Reproduce all the lines below exactly and omit the images.

Given material
□ □ □ □ □

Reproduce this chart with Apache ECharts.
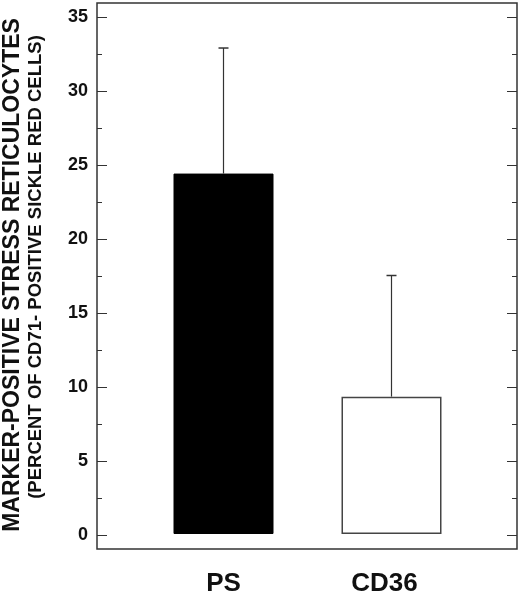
<!DOCTYPE html>
<html>
<head>
<meta charset="utf-8">
<script src="https://cdn.jsdelivr.net/npm/echarts@6/dist/echarts.min.js"></script>
<style>html,body{margin:0;padding:0;background:#fff}#c{width:520px;height:597px}</style>
</head>
<body>
<div id="c"></div>
<script>
const categories = ['PS', 'CD36'];
const means = [24.4, 9.3];
const errorTops = [32.9, 17.5];
const yTicks = { min: 0, max: 35, interval: 5 };
const titleMain = 'MARKER-POSITIVE STRESS RETICULOCYTES';
const titleSub = '(PERCENT OF CD71- POSITIVE SICKLE RED CELLS)';

const FONT = "'Liberation Sans', Arial, Helvetica, sans-serif";
const chart = echarts.init(document.getElementById('c'));

const yAxisCommon = {
  type: 'value', min: yTicks.min, max: yTicks.max, interval: yTicks.interval,
  axisLine: { show: false },
  axisTick: { show: true, inside: true, length: 10, lineStyle: { color: '#333', width: 1 } },
  minorTick: { show: true, splitNumber: 2, length: 5, lineStyle: { color: '#333', width: 1 } },
  splitLine: { show: false }
};

chart.setOption({
  animation: false,
  backgroundColor: '#fff',
  grid: [
    { left: 97, right: 3, top: 17, bottom: 62 },
    { left: 97, right: 3, top: 3, bottom: 48, show: true, borderColor: '#333', borderWidth: 1.5, backgroundColor: 'transparent' },
    { left: 139.5, right: 44.5, top: 17, bottom: 62 }
  ],
  xAxis: [
    { gridIndex: 0, type: 'value', show: false },
    { gridIndex: 1, type: 'value', show: false },
    { gridIndex: 2, type: 'category',
      data: categories.map((c, i) => i === 1 ? { value: c, textStyle: { padding: [0, 14, 0, 0] } } : c),
      axisLine: { show: false }, axisTick: { show: false },
      axisLabel: { margin: 37, fontFamily: FONT, fontWeight: 'bold', fontSize: 26, color: '#111' } }
  ],
  yAxis: [
    Object.assign({}, yAxisCommon, { gridIndex: 0, position: 'left',
      axisLabel: { margin: 9, fontFamily: FONT, fontWeight: 'bold', fontSize: 18, color: '#111' } }),
    Object.assign({}, yAxisCommon, { gridIndex: 0, position: 'right', axisLabel: { show: false } }),
    { gridIndex: 1, type: 'value', show: false },
    { gridIndex: 2, type: 'value', min: yTicks.min, max: yTicks.max, show: false }
  ],
  series: [
    { type: 'bar', xAxisIndex: 2, yAxisIndex: 3, barWidth: 100,
      data: means.map((v, i) => ({
        value: v,
        itemStyle: i === 0 ? { color: '#000', borderColor: '#000', borderWidth: 1 }
                           : { color: '#fff', borderColor: '#444', borderWidth: 1.5 }
      })), z: 2 },
    { type: 'custom', xAxisIndex: 2, yAxisIndex: 3, z: 3,
      data: categories.map((c, i) => [i, means[i], errorTops[i]]),
      renderItem: function (params, api) {
        const p0 = api.coord([api.value(0), api.value(1)]);
        const p1 = api.coord([api.value(0), api.value(2)]);
        const half = 5;
        return { type: 'group', children: [
          { type: 'line', shape: { x1: p0[0], y1: p0[1], x2: p1[0], y2: p1[1] }, style: { stroke: '#333', lineWidth: 1.2 } },
          { type: 'line', shape: { x1: p1[0] - half, y1: p1[1], x2: p1[0] + half, y2: p1[1] }, style: { stroke: '#333', lineWidth: 1.5 } }
        ] };
      } }
  ],
  graphic: [
    { type: 'text', x: 13, y: 275, rotation: Math.PI / 2,
      style: { text: titleMain, fontFamily: FONT, fontWeight: 'bold', fontSize: 23, fill: '#111', textAlign: 'center', textVerticalAlign: 'middle' } },
    { type: 'text', x: 36, y: 267, rotation: Math.PI / 2,
      style: { text: titleSub, fontFamily: FONT, fontWeight: 'bold', fontSize: 18.5, fill: '#111', textAlign: 'center', textVerticalAlign: 'middle' } }
  ]
});
</script>
</body>
</html>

□ □ □ □ □

Response to this exercise
Reproduce this chart with Apache ECharts.
<!DOCTYPE html>
<html>
<head>
<meta charset="utf-8">
<script src="https://cdn.jsdelivr.net/npm/echarts@6/dist/echarts.min.js"></script>
<style>html,body{margin:0;padding:0;background:#fff}#c{width:520px;height:597px}</style>
</head>
<body>
<div id="c"></div>
<script>
const categories = ['PS', 'CD36'];
const means = [24.4, 9.3];
const errorTops = [32.9, 17.5];
const yTicks = { min: 0, max: 35, interval: 5 };
const titleMain = 'MARKER-POSITIVE STRESS RETICULOCYTES';
const titleSub = '(PERCENT OF CD71- POSITIVE SICKLE RED CELLS)';

const FONT = "'Liberation Sans', Arial, Helvetica, sans-serif";
const chart = echarts.init(document.getElementById('c'));

const yAxisCommon = {
  type: 'value', min: yTicks.min, max: yTicks.max, interval: yTicks.interval,
  axisLine: { show: false },
  axisTick: { show: true, inside: true, length: 10, lineStyle: { color: '#333', width: 1 } },
  minorTick: { show: true, splitNumber: 2, length: 5, lineStyle: { color: '#333', width: 1 } },
  splitLine: { show: false }
};

chart.setOption({
  animation: false,
  backgroundColor: '#fff',
  grid: [
    { left: 97, right: 3, top: 17, bottom: 62 },
    { left: 97, right: 3, top: 3, bottom: 48, show: true, borderColor: '#333', borderWidth: 1.5, backgroundColor: 'transparent' },
    { left: 139.5, right: 44.5, top: 17, bottom: 62 }
  ],
  xAxis: [
    { gridIndex: 0, type: 'value', show: false },
    { gridIndex: 1, type: 'value', show: false },
    { gridIndex: 2, type: 'category',
      data: categories.map((c, i) => i === 1 ? { value: c, textStyle: { padding: [0, 14, 0, 0] } } : c),
      axisLine: { show: false }, axisTick: { show: false },
      axisLabel: { margin: 37, fontFamily: FONT, fontWeight: 'bold', fontSize: 26, color: '#111' } }
  ],
  yAxis: [
    Object.assign({}, yAxisCommon, { gridIndex: 0, position: 'left',
      axisLabel: { margin: 9, fontFamily: FONT, fontWeight: 'bold', fontSize: 18, color: '#111' } }),
    Object.assign({}, yAxisCommon, { gridIndex: 0, position: 'right', axisLabel: { show: false } }),
    { gridIndex: 1, type: 'value', show: false },
    { gridIndex: 2, type: 'value', min: yTicks.min, max: yTicks.max, show: false }
  ],
  series: [
    { type: 'bar', xAxisIndex: 2, yAxisIndex: 3, barWidth: 100,
      data: means.map((v, i) => ({
        value: v,
        itemStyle: i === 0 ? { color: '#000', borderColor: '#000', borderWidth: 1 }
                           : { color: '#fff', borderColor: '#444', borderWidth: 1.5 }
      })), z: 2 },
    { type: 'custom', xAxisIndex: 2, yAxisIndex: 3, z: 3,
      data: categories.map((c, i) => [i, means[i], errorTops[i]]),
      renderItem: function (params, api) {
        const p0 = api.coord([api.value(0), api.value(1)]);
        const p1 = api.coord([api.value(0), api.value(2)]);
        const half = 5;
        return { type: 'group', children: [
          { type: 'line', shape: { x1: p0[0], y1: p0[1], x2: p1[0], y2: p1[1] }, style: { stroke: '#333', lineWidth: 1.2 } },
          { type: 'line', shape: { x1: p1[0] - half, y1: p1[1], x2: p1[0] + half, y2: p1[1] }, style: { stroke: '#333', lineWidth: 1.5 } }
        ] };
      } }
  ],
  graphic: [
    { type: 'text', x: 13, y: 275, rotation: Math.PI / 2,
      style: { text: titleMain, fontFamily: FONT, fontWeight: 'bold', fontSize: 23, fill: '#111', textAlign: 'center', textVerticalAlign: 'middle' } },
    { type: 'text', x: 36, y: 267, rotation: Math.PI / 2,
      style: { text: titleSub, fontFamily: FONT, fontWeight: 'bold', fontSize: 18.5, fill: '#111', textAlign: 'center', textVerticalAlign: 'middle' } }
  ]
});
</script>
</body>
</html>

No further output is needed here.